Devlet Millet Siyaset / Yeniden Düşünmek
Osmanlı devletinin klasik döneminin kalpgâhı olan Topkapı sarayının Bab-ı Hümayun kapısının üstünde, ‘Ya Valiyete Külli Mazlum’ yani ‘bütün mazlumların velisi-koruyucusu’ yazar. Cumhuriyetin kalpgâhı olan büyük millet meclisinde ise ‘hakimiyet kayıtsız şartsız milletindir’ Levhası asılıdır. Bu ifadeler, Devletin olması gereken mana ve misyonunu özetler. Ancak pratikte bu temel ilkeler ne kadar geçerlidir?
Bu kitap, Türkiye’nin umut ve kaygı arasında salınan gelişme sürecinin temel sorunlarını, işte bu soru çerçevesinde ele alıyor. Kürt meselesi kod adlı sorun bağlamında milletleşme sürecini; milletin devletini temellük etmesi bağlamında demokratikleşmeyi; Suriye devrimi bağlamında ise Memalik-i Müttehide hedefini tartışıyor. Osmanlı bakiyesi bir ülkenin yeniden yoluna devam edebilmesi için, herkesin kendini evinde ve güvende hissettiği ‘ortak evi’ olan vatanın; her görüş, mezhep, din ve etnik kökenden vatandaşın kendini gönüllü olarak mensup hissettiği senfonik milletin ve yine herkese ait adil ve kerim bir devletin varlığı gerekiyor. Beka, ancak bu varoluşun bir sorunu olabilir.

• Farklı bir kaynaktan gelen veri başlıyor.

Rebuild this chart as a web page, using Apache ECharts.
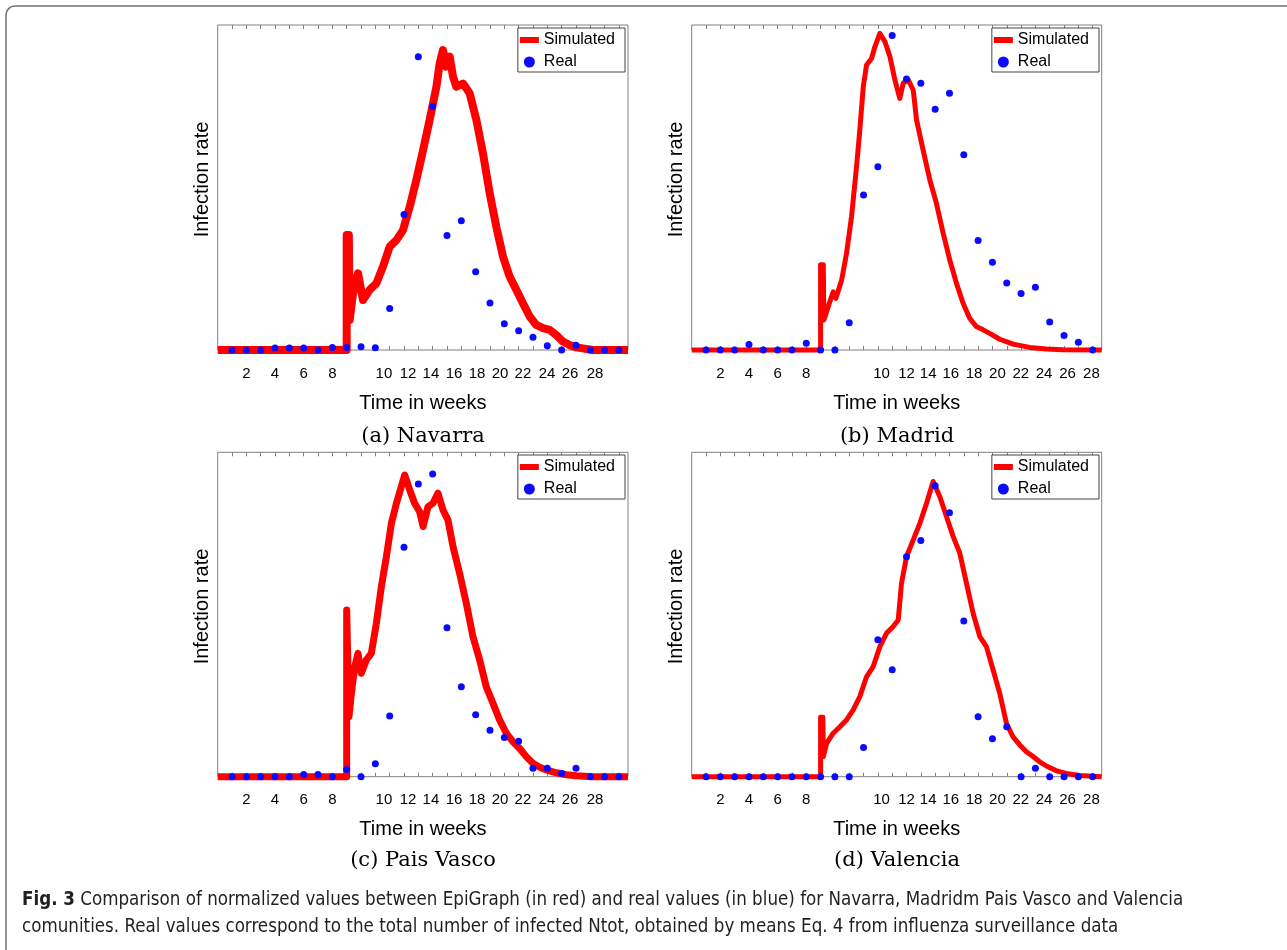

Türkiye’yi sınırlayan ideolojik ve politik bariyerleri aşmak, özgürce ve onurluca yaşanacak baki bir ülkeye kavuşmak hayal değil. Yeter ki, çözümler putlarda, tabularda ve fetişlerde değil, daha fazla özgürlük ve daha evrensel değerlerde aransın.